Saturnino González, de 83 años, no puede reciclar tranquilamente sin ver los cubos que ardieron la madrugada del pasado 4 de agosto y un mensaje del que se avergüenza: “El pueblo que no conoce a su enemigo”. A su lado, estrellas de David tachadas y cruces celtas nazis, misma estampa que en los rótulos de la carretera que indican la llegada a la localidad, tachadas con pintura para poner “Castrillo matajudíos” y más simbología fascista. El hombre arroja los residuos a contenedores que aún huelen a quemado y pasa junto a una era que, de haberse extendido el fuego, podría haber ardido fácilmente y ocasionar una desgracia en estas casas del suroeste burgalés. “¿Qué ganarán con esto? ¿Qué beneficio tendrá el que lo haga?”, se pregunta González, que vive en Barakaldo (Bizkaia), pero veranea en su pueblo.
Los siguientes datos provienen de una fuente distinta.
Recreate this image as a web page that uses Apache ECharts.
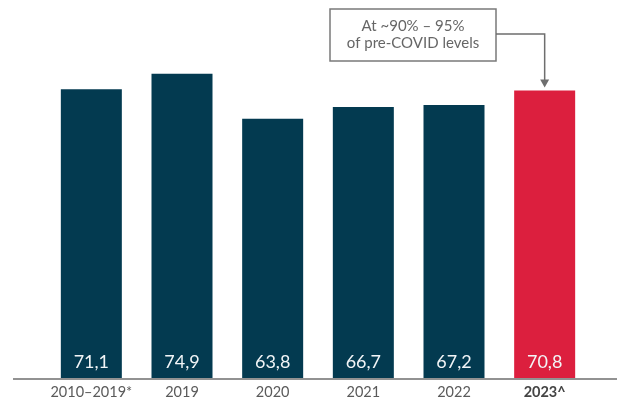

La Historia dice que hace casi mil años aquí hubo una relevante comunidad judía que tuvo mucha importancia en el comercio de este entorno cercano al Camino de Santiago. La comunidad se instaló en la Mota, sinónimo de elevación de terreno, desde la que se observa Castrillo, y que de ahí viene el nombre que han acabado eligiendo sus descendientes.
“El nombre era raro”, admite González, de ahí que se sometiera a referéndum una variación que se aceptó por 29 votos contra 19. La posición actual es unánime entre quienes pasan la mañana en estas calles de Burgos: cada cual, desde el respeto, es libre de pensar o sentir lo que quiera sin padecer persecuciones.
La mayor concentración social se encuentra en la plaza del Ayuntamiento, junto a la cual se está edificando un centro de interpretación de la herencia judía en Castrillo. Lugareños como Celso Reinosa, de 65 años, temen que cuando el inmueble esté operativo sufran más vandalismo, pero insiste en que no deben plegarse ante la intolerancia: “Estamos preocupados por si va a más, tienen que poner cámaras o vigilancia”. El alcalde explica que en siete años van siete ataques e insiste en condenar lo sucedido, en defender el proyecto del pueblo y en reclamar medios para que la instalación, cuando abra, esté protegida. Los atacantes también han adulterado un cartel que reza que este sitio está hermanado con un pueblo israelí. Ellos pusieron que está ligado a “Auswitch”: ni siquiera escribieron bien “Auschwitz”, el campo de exterminio nazi.
La encargada de refrescar a su parroquia, Patricia Pascual, de 43 años, lleva solo unos meses instalada en el municipio y tuerce el gesto en cuanto se le saca el tema. “¿Pero qué pasa?, la gente está loca, este es un pueblo de mucha paz”, afirma. María Isabel Mínguez, de 57 años, que vive en Burgos pero pasa las vacaciones en su pueblo, está igual de indignada: “No me gusta que los vecinos cojan miedo, hace muchos años aquí había cristianos, musulmanes y judíos y no pasaba nada”. Para ella, con sus “burradas”, los autores solo consiguen “fastidiar” y privarles de la tranquilidad que reina entre estos páramos y viviendas de adobe.
Los embates neonazis desconciertan a mayores y jóvenes como Nadia Navarro, de 26 años, pasar unas semanas de agosto en su pueblo. A ella le toca dar explicaciones a sus amistades de lo que está pasando en un lugar históricamente discreto como Castrillo. “Son unos cobardes, es una vergüenza que sigan con estas cosas en el siglo XXI”, critica. Navarro, además, defiende que hay que respetar las creencias ajenas para no perturbar la convivencia, aún más en una localidad como esta, víctima de la despoblación. Poco les importa, cree, a quienes no tienen mejor cosa que hacer que ir de noche en mitad de la nada para pintarrajear los rótulos o quemar contenedores por odio antisemita.